A few thoughts about gay parenting

This is really by way of a supplement to my previous post about civil partnerships, and prostitutes getting to heaven before the priests.

My argument there is that we need to draw a distinction between sanctioning and blessing relationships which are purely about the relationship between the parties involved, and sanctioning and blessing relationships which involve the raising of children. I believe that the wider society has a much stronger interest in the latter than in the former. Whilst there is all sorts of Christian thinking that can be considered in such cases, my overwhelming feeling is that it is for the Christians concerned to establish what is right, between them and God (and if they explicitly seek God’s blessing for their endeavours then the church should enable such blessings to take place). In other words, I think it is a matter of taking their baptism seriously, and trusting in the outworking of grace in the lives of brother and sister Christians.

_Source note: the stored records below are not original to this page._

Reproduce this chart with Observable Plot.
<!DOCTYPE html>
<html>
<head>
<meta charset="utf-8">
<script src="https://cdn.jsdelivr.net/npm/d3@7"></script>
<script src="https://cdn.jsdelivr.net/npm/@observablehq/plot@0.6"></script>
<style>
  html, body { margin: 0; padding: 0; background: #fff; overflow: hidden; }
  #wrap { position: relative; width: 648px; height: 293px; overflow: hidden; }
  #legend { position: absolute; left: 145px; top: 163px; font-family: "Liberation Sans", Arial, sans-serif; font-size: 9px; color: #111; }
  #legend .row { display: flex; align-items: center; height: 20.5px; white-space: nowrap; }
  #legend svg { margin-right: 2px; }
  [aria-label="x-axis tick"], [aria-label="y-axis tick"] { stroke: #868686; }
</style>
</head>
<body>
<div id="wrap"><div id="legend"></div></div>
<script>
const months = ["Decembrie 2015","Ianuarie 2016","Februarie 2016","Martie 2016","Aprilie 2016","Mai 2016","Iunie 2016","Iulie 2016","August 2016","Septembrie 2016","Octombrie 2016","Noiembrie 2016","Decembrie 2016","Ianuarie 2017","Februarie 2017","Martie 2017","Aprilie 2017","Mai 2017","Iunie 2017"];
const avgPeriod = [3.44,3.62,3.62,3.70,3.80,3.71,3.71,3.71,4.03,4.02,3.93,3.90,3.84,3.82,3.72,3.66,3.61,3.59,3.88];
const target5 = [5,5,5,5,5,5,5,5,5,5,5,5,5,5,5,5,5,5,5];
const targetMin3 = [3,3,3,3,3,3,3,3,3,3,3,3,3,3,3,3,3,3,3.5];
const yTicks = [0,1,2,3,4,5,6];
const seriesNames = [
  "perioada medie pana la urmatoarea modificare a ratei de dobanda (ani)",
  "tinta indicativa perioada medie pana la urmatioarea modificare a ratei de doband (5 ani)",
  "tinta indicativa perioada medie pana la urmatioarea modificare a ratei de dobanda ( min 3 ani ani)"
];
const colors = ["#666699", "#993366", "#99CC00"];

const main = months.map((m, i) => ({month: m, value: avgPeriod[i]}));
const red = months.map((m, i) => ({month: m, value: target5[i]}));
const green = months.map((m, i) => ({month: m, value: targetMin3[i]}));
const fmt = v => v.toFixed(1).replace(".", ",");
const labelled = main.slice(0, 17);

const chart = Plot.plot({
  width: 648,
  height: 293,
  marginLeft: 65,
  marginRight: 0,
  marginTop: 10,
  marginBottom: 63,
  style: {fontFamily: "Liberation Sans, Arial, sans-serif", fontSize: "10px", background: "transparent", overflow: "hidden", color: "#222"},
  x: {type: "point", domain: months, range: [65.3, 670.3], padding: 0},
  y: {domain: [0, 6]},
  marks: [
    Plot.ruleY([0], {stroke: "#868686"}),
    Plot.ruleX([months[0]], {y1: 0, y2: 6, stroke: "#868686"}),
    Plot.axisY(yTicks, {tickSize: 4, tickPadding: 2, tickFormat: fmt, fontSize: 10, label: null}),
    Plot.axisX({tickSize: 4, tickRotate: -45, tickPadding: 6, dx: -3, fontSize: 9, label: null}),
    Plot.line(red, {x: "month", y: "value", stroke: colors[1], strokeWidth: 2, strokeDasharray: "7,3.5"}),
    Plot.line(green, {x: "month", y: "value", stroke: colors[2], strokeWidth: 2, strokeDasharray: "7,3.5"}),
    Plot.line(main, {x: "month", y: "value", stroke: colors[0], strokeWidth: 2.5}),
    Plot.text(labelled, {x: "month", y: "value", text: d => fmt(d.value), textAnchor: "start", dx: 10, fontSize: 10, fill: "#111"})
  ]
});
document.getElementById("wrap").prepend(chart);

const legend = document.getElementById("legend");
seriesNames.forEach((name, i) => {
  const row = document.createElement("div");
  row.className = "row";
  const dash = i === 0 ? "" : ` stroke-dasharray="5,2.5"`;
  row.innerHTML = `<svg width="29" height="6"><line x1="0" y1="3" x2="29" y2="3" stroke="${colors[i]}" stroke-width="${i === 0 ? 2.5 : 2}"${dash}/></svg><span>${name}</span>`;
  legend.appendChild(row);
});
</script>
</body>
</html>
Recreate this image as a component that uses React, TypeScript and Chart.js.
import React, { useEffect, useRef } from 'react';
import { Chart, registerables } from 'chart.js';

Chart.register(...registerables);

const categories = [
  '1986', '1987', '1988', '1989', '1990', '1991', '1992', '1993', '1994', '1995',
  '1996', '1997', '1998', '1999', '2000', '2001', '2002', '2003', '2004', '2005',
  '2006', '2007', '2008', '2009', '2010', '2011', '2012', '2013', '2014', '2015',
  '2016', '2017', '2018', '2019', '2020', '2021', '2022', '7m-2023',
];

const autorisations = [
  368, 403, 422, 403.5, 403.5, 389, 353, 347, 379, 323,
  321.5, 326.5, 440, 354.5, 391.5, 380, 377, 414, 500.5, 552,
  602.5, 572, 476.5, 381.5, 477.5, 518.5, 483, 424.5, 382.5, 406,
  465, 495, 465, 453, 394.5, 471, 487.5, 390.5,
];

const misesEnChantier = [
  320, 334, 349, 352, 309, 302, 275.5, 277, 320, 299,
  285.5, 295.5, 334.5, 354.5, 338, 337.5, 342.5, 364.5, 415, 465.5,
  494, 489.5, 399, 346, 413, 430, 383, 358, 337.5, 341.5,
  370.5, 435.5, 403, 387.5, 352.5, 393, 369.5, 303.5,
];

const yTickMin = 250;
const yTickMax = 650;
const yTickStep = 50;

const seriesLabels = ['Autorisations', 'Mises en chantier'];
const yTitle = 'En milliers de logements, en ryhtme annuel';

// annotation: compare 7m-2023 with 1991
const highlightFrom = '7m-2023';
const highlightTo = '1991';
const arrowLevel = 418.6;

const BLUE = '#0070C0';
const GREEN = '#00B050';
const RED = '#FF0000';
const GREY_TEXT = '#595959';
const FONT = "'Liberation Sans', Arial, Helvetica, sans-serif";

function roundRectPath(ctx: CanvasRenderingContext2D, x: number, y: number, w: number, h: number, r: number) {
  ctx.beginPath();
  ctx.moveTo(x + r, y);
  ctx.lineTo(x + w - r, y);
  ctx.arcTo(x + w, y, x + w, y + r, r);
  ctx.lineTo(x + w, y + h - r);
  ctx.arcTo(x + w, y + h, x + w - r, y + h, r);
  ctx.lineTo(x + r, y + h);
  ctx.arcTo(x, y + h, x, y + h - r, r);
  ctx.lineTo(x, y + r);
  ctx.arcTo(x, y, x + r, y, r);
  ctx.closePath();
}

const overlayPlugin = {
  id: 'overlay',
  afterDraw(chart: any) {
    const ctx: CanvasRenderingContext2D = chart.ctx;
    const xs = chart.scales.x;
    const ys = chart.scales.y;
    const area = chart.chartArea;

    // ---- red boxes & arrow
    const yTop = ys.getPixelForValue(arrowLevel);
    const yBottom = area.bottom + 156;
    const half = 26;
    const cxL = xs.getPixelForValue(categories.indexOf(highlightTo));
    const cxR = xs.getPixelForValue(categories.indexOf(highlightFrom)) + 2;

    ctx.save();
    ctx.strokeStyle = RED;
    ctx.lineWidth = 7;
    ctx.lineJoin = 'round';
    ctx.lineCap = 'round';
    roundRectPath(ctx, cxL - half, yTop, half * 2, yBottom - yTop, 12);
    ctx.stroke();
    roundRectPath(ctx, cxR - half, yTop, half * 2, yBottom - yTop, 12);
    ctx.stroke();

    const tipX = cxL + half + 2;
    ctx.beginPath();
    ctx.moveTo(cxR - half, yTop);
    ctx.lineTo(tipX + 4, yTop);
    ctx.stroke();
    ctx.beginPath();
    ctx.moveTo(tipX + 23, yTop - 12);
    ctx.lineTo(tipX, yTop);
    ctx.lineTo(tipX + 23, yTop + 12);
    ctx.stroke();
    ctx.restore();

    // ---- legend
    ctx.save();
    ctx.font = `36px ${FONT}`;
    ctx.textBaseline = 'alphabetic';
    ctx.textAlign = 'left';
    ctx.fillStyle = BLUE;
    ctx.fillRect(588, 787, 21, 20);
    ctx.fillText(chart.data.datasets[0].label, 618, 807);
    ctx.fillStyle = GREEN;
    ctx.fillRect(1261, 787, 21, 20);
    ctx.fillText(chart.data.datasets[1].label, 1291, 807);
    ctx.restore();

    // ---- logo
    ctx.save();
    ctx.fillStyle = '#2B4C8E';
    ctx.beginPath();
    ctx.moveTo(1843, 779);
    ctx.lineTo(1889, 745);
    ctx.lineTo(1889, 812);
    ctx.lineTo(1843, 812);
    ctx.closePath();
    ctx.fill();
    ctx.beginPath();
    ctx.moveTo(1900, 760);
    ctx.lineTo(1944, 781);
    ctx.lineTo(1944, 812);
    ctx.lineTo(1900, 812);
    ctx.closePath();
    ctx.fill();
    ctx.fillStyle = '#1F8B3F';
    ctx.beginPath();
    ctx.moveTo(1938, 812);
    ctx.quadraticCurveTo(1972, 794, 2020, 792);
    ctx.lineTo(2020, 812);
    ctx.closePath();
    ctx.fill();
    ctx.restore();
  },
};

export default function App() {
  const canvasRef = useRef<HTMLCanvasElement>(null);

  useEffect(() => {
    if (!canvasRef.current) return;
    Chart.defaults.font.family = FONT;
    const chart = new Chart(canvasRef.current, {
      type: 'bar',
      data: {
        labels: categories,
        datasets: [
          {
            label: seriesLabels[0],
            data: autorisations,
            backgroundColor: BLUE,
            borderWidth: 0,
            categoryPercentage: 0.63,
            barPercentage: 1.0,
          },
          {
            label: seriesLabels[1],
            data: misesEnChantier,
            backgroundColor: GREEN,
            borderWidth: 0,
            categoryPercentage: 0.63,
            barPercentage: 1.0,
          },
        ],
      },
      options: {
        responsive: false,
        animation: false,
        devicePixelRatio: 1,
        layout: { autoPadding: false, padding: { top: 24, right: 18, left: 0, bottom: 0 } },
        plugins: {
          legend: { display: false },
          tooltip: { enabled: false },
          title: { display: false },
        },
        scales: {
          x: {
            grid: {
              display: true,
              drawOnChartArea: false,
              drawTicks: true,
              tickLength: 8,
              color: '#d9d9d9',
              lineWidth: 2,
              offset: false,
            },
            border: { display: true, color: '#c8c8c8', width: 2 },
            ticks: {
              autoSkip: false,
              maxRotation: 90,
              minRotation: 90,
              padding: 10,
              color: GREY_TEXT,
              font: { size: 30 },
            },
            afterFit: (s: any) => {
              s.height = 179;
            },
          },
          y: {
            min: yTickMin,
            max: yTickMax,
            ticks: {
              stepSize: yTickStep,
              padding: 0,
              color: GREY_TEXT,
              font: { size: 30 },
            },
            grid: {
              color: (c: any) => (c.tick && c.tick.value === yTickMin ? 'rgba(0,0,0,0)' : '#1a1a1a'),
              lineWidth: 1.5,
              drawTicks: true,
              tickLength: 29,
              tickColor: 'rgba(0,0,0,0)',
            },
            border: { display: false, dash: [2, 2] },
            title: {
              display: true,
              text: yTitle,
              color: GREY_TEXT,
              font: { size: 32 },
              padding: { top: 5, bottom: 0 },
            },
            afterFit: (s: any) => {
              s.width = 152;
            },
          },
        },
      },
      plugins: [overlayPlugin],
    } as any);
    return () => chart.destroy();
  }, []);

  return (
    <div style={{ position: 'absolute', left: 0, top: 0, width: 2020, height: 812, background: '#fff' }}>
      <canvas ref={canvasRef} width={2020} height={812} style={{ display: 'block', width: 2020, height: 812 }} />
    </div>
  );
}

The latter situation, involving the raising of children, involves more factors. Two things to say about this. First, I believe that – in so far as we can use such language – it is part of God’s original intentions for humankind that each child is to be loved into being and raised by their mother and father, and that there is something inevitably biological and organic at the root of this. That is, any situation which results in a child not being raised in love by their biological mother and father is the result of sin somewhere along the line (not necessarily sin by the parents – it could simply mean that one parent has lost their life for any of a multitude of reasons). I think that it is important to hold on to this as the normative model for parenting.

My second point, however, is a recognition that, in our fallen world, we have to cope with many situations that fall short of the ideal. What then? Well, we make the best we can from what we’ve got. We patch up our families, putting together whatever pieces work in so far as we can do so. We recognise that things aren’t ideal, and we rely on God’s grace to plug the gaps. As I argued before, I suspect that it may be easier for God to do his work when people recognise their own brokenness rather than otherwise (“every heart to love will come… but like a refugee”). Given this, I don’t have any problems with couples of all shapes and sizes and orientations adopting or fostering children. Seems to me that if there are loving homes available, and children in need of loving homes, then everybody wins.

However, I would add a caveat to this. If we accept God’s intentions as normative – that a child is to be raised by their biological mother and father – then this places a question mark against all the ways in which there is a conscious choice to bring a child into the world without their biological mother or father being the ones to raise the child, eg through artificial insemination. That would seem to be to be actively choosing against what is normative, rather than simply coping with what is not normative and redeeming a broken situation.

So to sum up my present thinking:
– blessing of civil partnerships – big yes;
– adoptions by gay couples – yes (subject to same restrictions as heterosexual couples);
– actively choosing to bring children into world without mother and father – no.

Current ambiguity still to be explored – if a gay couple with children seek church blessing – does that mean ‘gay marriage’?! I think not, but I still have further thinking to do on this…!

3 thoughts on “A few thoughts about gay parenting

  1. Sam,
    ‘this places a question mark against all the ways in which there is a conscious choice to bring a child into the world without a biological mother or father,’. Every child has a biological mother and father, the question is whether the intention is to bring that child into the world without the intention that their biological father and mother should be involved in their parenting. Is that what you meant?